Dunsmore said she suspects the early recall date is due to rising gas prices, drought conditions, and the approaching fire season.

“We already know that he can’t handle it,” she said. “We already know that he throws money at the problem. We already know that he jumps too soon without really figuring out what’s best for his citizens. He’s only concerned about the short-term fix of his political image. I don’t think he’s going to survive.”

Recall History

The petition to recall California Gov. Gavin Newsom cleared its final hurdle on June 23, with confirmation from the state’s top election official that enough signatures remained after voters had been given a chance to withdraw support for the petition.

California is one of 19 states where recalls are allowed, according to the National Conference of State Legislatures.

Newsom was elected governor in 2018 by the widest margin in a gubernatorial race since 1950. Soon after, critics told The Epoch Times they began to follow news coverage of the governor’s plans to suspend the death penalty, close prisons, and allow sanctuary cities.

A grassroots effort to recall the governor began in 2020. The initiative was spearheaded by Mike Netter and Orrin Heatlie—who formed the California Patriot Coalition—along with Rescue California, headed by Dunsmore.

Recall organizers told The Epoch Times that they attributed the success of the campaign to Newsom’s inconsistency regarding COVID-19 guidelines, including state-mandated shutdowns and restrictions.

California Republican Party Data Director Cole Patterson said Californians’ motivation to endorse the recall has only increased with time.

“While frustration has been growing over Newsom’s incompetence for some time, after he was caught at the French Laundry … there was an increase of over 500,000 signatures submitted to registrars during the next reporting period,” Patterson said, referring to when the governor was photographed last November at a high-end French restaurant sitting next to friends.
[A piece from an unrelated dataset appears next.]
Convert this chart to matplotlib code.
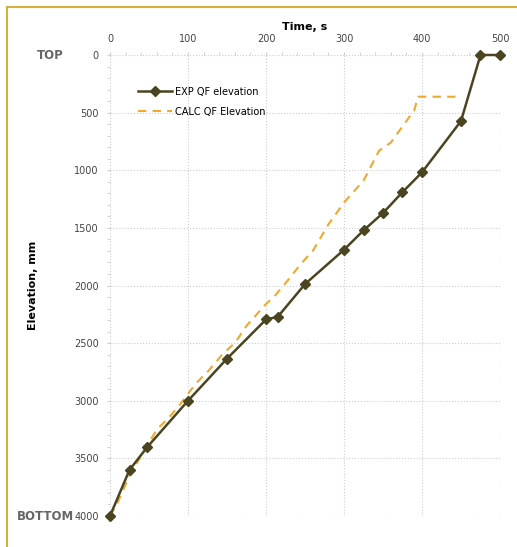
import numpy as np
import matplotlib.pyplot as plt
from matplotlib.patches import Rectangle
from matplotlib.ticker import MultipleLocator

# experimental quench front elevation
exp_time = [0, 25, 48, 100, 150, 200, 215, 250, 300, 325, 350, 375, 400, 450, 475, 500]
exp_elev = [4000, 3600, 3400, 3000, 2635, 2295, 2272, 1988, 1690, 1522, 1371, 1190, 1018, 573, 0, 0]

# calculated quench front elevation
calc_time = [0, 10, 25, 45, 60, 75, 90, 110, 125, 145, 160, 175, 200, 210, 225, 245, 260,
             280, 300, 325, 345, 360, 375, 390, 395, 450]
calc_elev = [4000, 3880, 3650, 3420, 3250, 3150, 3030, 2850, 2750, 2590, 2500, 2350, 2160,
             2100, 1980, 1810, 1700, 1470, 1280, 1090, 830, 760, 620, 480, 362, 362]

xticks = [0, 100, 200, 300, 400, 500]
yticks = [0, 500, 1000, 1500, 2000, 2500, 3000, 3500, 4000]

fig = plt.figure(figsize=(5.17, 5.47), dpi=100)
fig.patches.append(Rectangle((7/517, -0.05), 1.2, 1 - 7/547 + 0.05, transform=fig.transFigure,
                             fill=False, edgecolor='#d4b13c', linewidth=1.5))
ax = fig.add_axes([110/517, 1 - 516/547, 390/517, 461/547])

ax.plot(calc_time, calc_elev, color='#f0a830', lw=1.5, ls=(0, (4, 3)), label='CALC QF Elevation', zorder=2)
ax.plot(exp_time, exp_elev, color='#4a4520', lw=1.8, marker='D', ms=5, label='EXP QF elevation',
        zorder=3, clip_on=False)

ax.set_xlim(0, 500)
ax.set_ylim(4000, 0)
ax.set_xticks(xticks)
ax.set_yticks(yticks)
ax.xaxis.set_minor_locator(MultipleLocator(20))
ax.yaxis.set_minor_locator(MultipleLocator(100))
ax.xaxis.tick_top()
ax.xaxis.set_label_position('top')
ax.tick_params(which='both', length=2, color='#cccccc', labelsize=7, labelcolor='#444444', pad=6)
for s in ax.spines.values():
    s.set_visible(False)
ax.grid(True, which='major', color='#cccccc', ls=':', lw=0.8)
ax.set_xlabel('Time, s', fontsize=8, fontweight='bold', labelpad=3)
ax.set_ylabel('Elevation, mm', fontsize=8, fontweight='bold', labelpad=26)

ax.text(-0.12, 1.0, 'TOP', transform=ax.transAxes, ha='right', va='center',
        fontsize=8.5, fontweight='bold', color='#666666')
ax.text(-0.093, 0.0, 'BOTTOM', transform=ax.transAxes, ha='right', va='center',
        fontsize=8.5, fontweight='bold', color='#666666')

h, l = ax.get_legend_handles_labels()
ax.legend(h[::-1], l[::-1], loc='upper left', bbox_to_anchor=(0.05, 0.95), frameon=False,
          fontsize=7, handlelength=3.5, handletextpad=0.3, labelspacing=1.0)

fig.savefig('out.png', dpi=100)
He wasn’t wearing a mask nor social distancing, despite regularly urging the public to take such precautions.

Newsom apologized to constituents shortly after the incident.

Last Dec. 29, about a month after the French Laundry incident, Newsom mandated an additional “stay at home order.” Following that announcement, county registrars recorded an increase of 596,721 signatures submitted in February, Patterson said.

“Enthusiasm for the recall continued to increase as time went on, with county registrars receiving 327,769 signatures in the final days between March 12 and the March 17 deadline. Between Jan 1. and March 17, there was around 1.1 million more signatures collected,” Patterson said.

Set the Date

The lieutenant governor said she felt the date set will provide enough time for officials to prepare for the election and inform voters.

“Although the window of time which I could select a date was narrow, I believe we have chosen a fair and reasonable date for this election to take place,” Kounalakis said in a statement. “It has always been my intention to choose an election date that gives election officials the public ample time to ensure a smooth election with broad participation.”

Earlier in June, the office of the registrar in California was caught off guard when notified that the 30-day budget review requirement was attempting to be bypassed.

Election officials wrote a letter in response to Kounalakis, pleading with her to not call an early election date, due to rising financial and logistical concerns.

While some registrar’s offices fear they won’t have enough time to prepare, Orange County has been actively preparing.

“Since the recall was a possibility, we have been actively planning for it,” OC Registrar Neal Kelley told The Epoch Times. The estimated cost to conduct the election in Orange County is more than $7 million.